I'm not familiar with categories, so, in order to be sure that I can follow your answer, please keep things as simple as possible; eg, should pairings, evaluation contractions, and/or canonical isomorphisms be needed, please don't give for granted that I'm already able to follow you on everything.

Answer 1

I will show it in the case of two factors $$V^{\star} \otimes W ^{\star} \to (V \otimes W)^{\star}$$

Consider an element on LHS $\sum \alpha_{ij} k_i\otimes l_j$ where $k_i \in V_1^{\star}$, $l_j \in V_2^{\star}$ linearly independent. We know that for every $v \otimes w \in V_1 \otimes V_2$ we have $$\sum \alpha_{ij}l_i(v) k_j (w)=0$$

Now fix $w \in W$. Then we have for every $v\in V$ $$\sum_i( \sum \alpha_{ij} k_j(w)) l_i(v) = 0$$ Since the $l_i$ are linearly independent we get $$\sum_j \alpha_{ij}k_j(w)=0$$ for all $i$. Now since the $k_j$ are also independent we get $\alpha_{ij} =0$ for all $i$, $j$.

Note that we did not use anywhere the fact that the $l_i$, $k_j$ are linear. This is connected to the fact that the map
$$\mathcal{F}(X, \mathbb{K}) \otimes \mathcal{F}(Y, \mathbb{K})\to \mathcal{F}(X\times Y, \mathbb{K})$$ is injective, where $\mathcal{F}(X, \mathbb{K})$ is a space of functions.

Answer 2

I will prove this in the case $n=2$; the argument for general $n$ is almost identical but the notation is messier.

So, suppose $V$ and $W$ are vector spaces over a field $k$, and we wish to show your map $F:V^*\otimes W^*\to (V\otimes W)^*$ is injective. The idea is that every element of $V^*\otimes W^*$ actually comes from some finite-dimensional quotients of $V$ and $W$, so that you can reduce to the case where $V$ and $W$ are finite-dimensional.

Specifically, suppose $x=\sum_{i=1}^m f_i\otimes g_i\in \ker(F)$. Let $f:V\to k^m$ and $g:W\to k^m$ be the linear maps whose coordinates are the $f_i$ and $g_i$. Let $V_0=\ker f$ and $W_0=\ker g$. Note that the quotient map $V\to V/V_0$ induces a linear injection $(V/V_0)^*\to V^*$ (the inclusion of the functionals on $V$ that happen to vanish on $V_0$), and similarly there is a linear injection $(W/W_0)^*\to W^*$. Tensoring these together we get a linear injection $\alpha:(V/V_0)^*\otimes (W/W_0)^*\to V^*\otimes W^*$. By construction, our element $x=\sum f_i\otimes g_i$ is in the image of $\alpha$, since each $f_i$ vanishes on $V_0$ and each $g_i$ vanishes on $W_0$. Also, $V/V_0$ and $W/W_0$ are finite-dimensional, since they are isomorphic to the images of $f$ and $g$.

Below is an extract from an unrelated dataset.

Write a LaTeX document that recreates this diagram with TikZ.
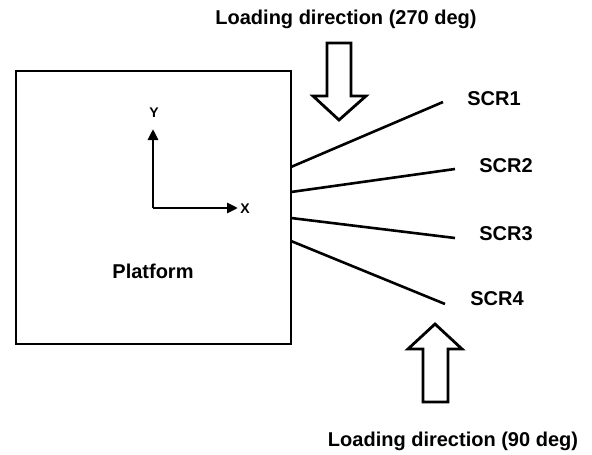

We can also tensor the quotient maps together to get a linear surjection $V\otimes W\to V/V_0\otimes W/W_0$ which dualizes to a linear injection $\beta:(V/V_0\otimes W/W_0)^*\to (V\otimes W)^*$. These maps all fit into a commutative diagram $$\require{AMScd} \begin{CD} (V/V_0)^*\otimes (W/W_0)^* @>{F'}>> (V/V_0\otimes W/W_0)^*\\ @V{\alpha}VV @V{\beta}VV \\ V^*\otimes W^* @>{F}>> (V\otimes W)^* \end{CD}$$ where the top map $F'$ is just your $F$ for the pair of vector spaces $V/V_0$ and $W/W_0$ instead of $V$ and $W$. Since $V/V_0$ and $W/W_0$ are finite-dimensional, we know that $F'$ is an isomorphism. Now, our element $x\in \ker(F)$ is in the image of $\alpha$; say $x=\alpha(y)$. We then have $$0=F(x)=F(\alpha(y))=\beta(F'(y)).$$ But $\beta$ and $F'$ are injective, so this implies $y=0$, so $x=\alpha(y)=0$. Thus we have shown an arbitrary element of $\ker F$ is $0$, so $F$ is injective.